Hotel Investment Today (HIT): Longer term, when is
supply growth going to increase? In other words, when will costs and disruption
become more manageable?
Zach Demuth: We have already started to see some
mitigation in construction cost pressures, at least on the materials side,
although development financing and labor still generally remain a challenge.
Given the amount of time it takes for hotel construction and the likely
viability of some of these projects coming to fruition, we anticipate that
supply growth will materially accelerate in 2029/2030.
HIT: Simple supply-demand suggests the values and
prices to be paid for existing assets should go up during this five-year
stretch. How much will asset prices increase due to muted supply growth?
Demuth: Yes and no. We do believe that lack of supply
growth will fuel average daily rates in many markets (from the traveler’s
perspective) but the same isn’t necessarily true for asset values (from an
investor perspective). High debt costs and continued operating cost pressures
will generally offset any asset value growth over the short to medium term.

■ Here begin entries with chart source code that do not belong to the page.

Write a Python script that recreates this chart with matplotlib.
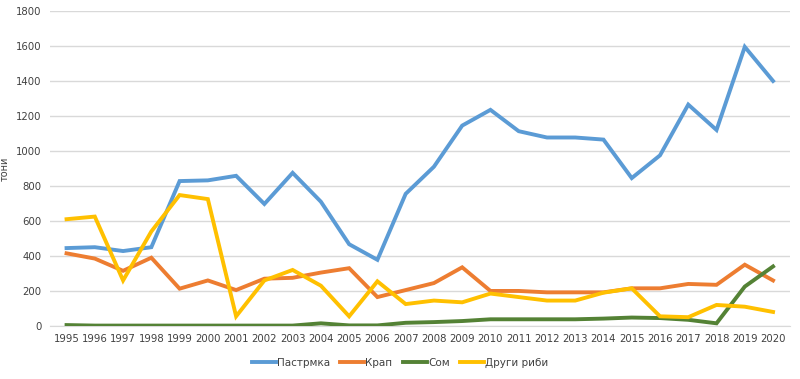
import matplotlib
matplotlib.use("Agg")
import matplotlib.pyplot as plt

years = list(range(1995, 2021))
pastrmka = [445, 450, 428, 450, 828, 832, 858, 697, 875, 710, 467, 378, 755, 910, 1145, 1235,
            1113, 1077, 1077, 1065, 845, 975, 1265, 1120, 1595, 1400]
krap = [415, 385, 315, 390, 213, 260, 205, 270, 275, 305, 330, 165, 205, 245, 335, 200,
        200, 192, 192, 192, 215, 215, 240, 235, 350, 260]
som = [5, 2, 2, 2, 2, 2, 2, 2, 2, 15, 3, 3, 18, 22, 28, 38,
       38, 38, 38, 42, 48, 45, 35, 15, 225, 340]
drugi = [610, 625, 260, 540, 748, 725, 55, 260, 320, 230, 55, 255, 125, 145, 135, 185,
         165, 145, 145, 190, 215, 55, 50, 120, 110, 80]
series_names = ["Пастрмка", "Крап", "Сом", "Други риби"]
colors = ["#5B9BD5", "#ED7D31", "#548235", "#FFC000"]
y_ticks = list(range(0, 2000, 200))

fig = plt.figure(figsize=(8, 3.79), dpi=100)
ax = fig.add_axes([0.062, 0.14, 0.9255, 0.831])
for vals, name, c in zip([pastrmka, krap, som, drugi], series_names, colors):
    ax.plot(years, vals, color=c, lw=2.8, label=name, solid_joinstyle="miter", zorder=3)

ax.set_xlim(1994.4, 2020.6)
ax.set_ylim(0, 1800)
ax.set_yticks(y_ticks)
ax.set_xticks(years)
ax.set_xticklabels([str(y) for y in years])
ax.grid(axis="y", color="#D9D9D9", lw=1)
ax.set_axisbelow(True)
for s in ["top", "right", "left"]:
    ax.spines[s].set_visible(False)
ax.spines["bottom"].set_color("#D9D9D9")
ax.tick_params(axis="both", length=0, labelsize=7.3, colors="#404040", pad=6)
ax.set_ylabel("тони", fontsize=7, color="#404040")
ax.yaxis.set_label_coords(-0.054, 0.5)
fig.legend(loc="center", bbox_to_anchor=(0.5, 0.042), ncol=4, frameon=False,
           fontsize=7.5, handlelength=2.3, columnspacing=1.0, handletextpad=0.1,
           labelcolor="#404040")
fig.savefig("out.png", dpi=100)
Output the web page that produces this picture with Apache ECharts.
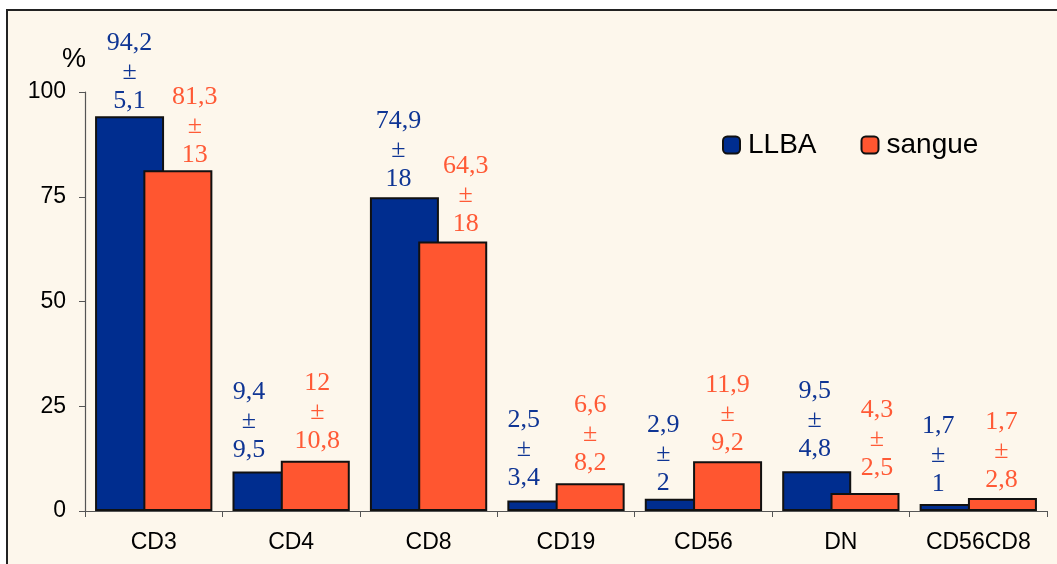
<!DOCTYPE html>
<html>
<head>
<meta charset="utf-8">
<script src="https://cdn.jsdelivr.net/npm/echarts@6/dist/echarts.min.js"></script>
<style>
html,body{margin:0;padding:0;background:#ffffff;}
#c{width:1057px;height:564px;}
</style>
</head>
<body>
<div id="c"></div>
<script>
const categories = ['CD3', 'CD4', 'CD8', 'CD19', 'CD56', 'DN', 'CD56CD8'];
const llbaMean = [94.2, 9.4, 74.9, 2.5, 2.9, 9.5, 1.7];
const llbaSd = [5.1, 9.5, 18, 3.4, 2, 4.8, 1];
const sangueMean = [81.3, 12, 64.3, 6.6, 11.9, 4.3, 1.7];
const sangueSd = [13, 10.8, 18, 8.2, 9.2, 2.5, 2.8];
// bar heights as drawn in the picture
const llbaBars = [94.2, 9.4, 74.9, 2.5, 2.9, 9.5, 1.7];
const sangueBars = [81.3, 12, 64.3, 6.6, 11.9, 4.3, 3.1];
const yTicks = [0, 25, 50, 75, 100];

// label placement (style only)
const llbaLabelOffsets = [[0,2],[-18,-4],[-6,0],[-18,-5],[-16,2],[-2,-5],[-16,-2]];
const sangueLabelOffsets = [[17,2],[2,-2],[13,0],[0,-3],[0,0],[12,-7],[-1,0]];

const fmt = v => String(v).replace('.', ',');

const BLUE = '#002d8f', ORANGE = '#ff5630';
const BLUE_T = '#0f3594', ORANGE_T = '#ff5a36';

function buildData(bars, offs) {
  return bars.map((v, i) => ({ value: v, label: { offset: offs[i] } }));
}

const chart = echarts.init(document.getElementById('c'));
chart.setOption({
  backgroundColor: '#ffffff',
  animation: false,
  graphic: [
    { type: 'rect', z: -100, silent: true,
      shape: { x: 7, y: 10, width: 1070, height: 570 },
      style: { fill: '#fdf7ec', stroke: '#222', lineWidth: 2 } },
    { type: 'text', left: 62, top: 46, z: 10,
      style: { text: '%', font: '27px "Liberation Sans", Arial', fill: '#000' } }
  ],
  legend: {
    left: 717, top: 126,
    itemWidth: 17, itemHeight: 17, itemGap: 44,
    textStyle: { fontSize: 28, fontFamily: '"Liberation Sans", Arial', color: '#000', padding: [0,0,0,3] },
    data: ['LLBA', 'sangue']
  },
  grid: { left: 85, right: 10, top: 92, bottom: 53 },
  xAxis: {
    type: 'category', data: categories,
    axisLine: { lineStyle: { color: '#555', width: 1.2 } },
    axisTick: { show: true, length: 6, alignWithLabel: false, lineStyle: { color: '#555' } },
    axisLabel: { interval: 0, fontSize: 23, fontFamily: '"Liberation Sans", Arial', color: '#000', margin: 20 }
  },
  yAxis: {
    type: 'value', min: yTicks[0], max: yTicks[yTicks.length-1], interval: 25,
    splitLine: { show: false },
    axisLine: { show: true, lineStyle: { color: '#555', width: 1.2 } },
    axisTick: { show: true, length: 6, lineStyle: { color: '#555' } },
    axisLabel: { fontSize: 23, fontFamily: '"Liberation Sans", Arial', color: '#000', margin: 19 }
  },
  series: [
    {
      name: 'LLBA', type: 'bar', barWidth: 69, barGap: '-30%',
      itemStyle: { color: BLUE, borderColor: '#111', borderWidth: 2 },
      label: {
        show: true, position: 'top', distance: 3,
        fontFamily: '"Liberation Serif", "Times New Roman", serif', fontSize: 26, lineHeight: 29,
        color: BLUE_T, align: 'center',
        formatter: p => fmt(llbaMean[p.dataIndex]) + '\n±\n' + fmt(llbaSd[p.dataIndex])
      },
      data: buildData(llbaBars, llbaLabelOffsets)
    },
    {
      name: 'sangue', type: 'bar', barWidth: 69, barGap: '-30%',
      itemStyle: { color: ORANGE, borderColor: '#111', borderWidth: 2 },
      label: {
        show: true, position: 'top', distance: 3,
        fontFamily: '"Liberation Serif", "Times New Roman", serif', fontSize: 26, lineHeight: 29,
        color: ORANGE_T, align: 'center',
        formatter: p => fmt(sangueMean[p.dataIndex]) + '\n±\n' + fmt(sangueSd[p.dataIndex])
      },
      data: buildData(sangueBars, sangueLabelOffsets)
    }
  ]
});
</script>
</body>
</html>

However, over the longer term, we do anticipate an increase in asset value,
particularly in urban cores where supply growth is expected to slow down the
most thereby making the cost-to-buy materially less than the cost-to-build.
HIT: Beyond the “Big 5” hotel companies acquiring
bolt-on brands, what is your expectation for growth and growth strategies
amongst second- and third-tier hotel companies?
Demuth: We have already seen private equity groups
and some sovereign wealth funds aggressively invest in hotel OpCos to help fuel
growth. For example, Luxor Capital Group’s investment in Montage, MSD Partners’
investment in Auberge and PIF’s investment in Aman. We expect these types of
investments to accelerate even further as new supply growth remains limited and
brands look to increase their market share.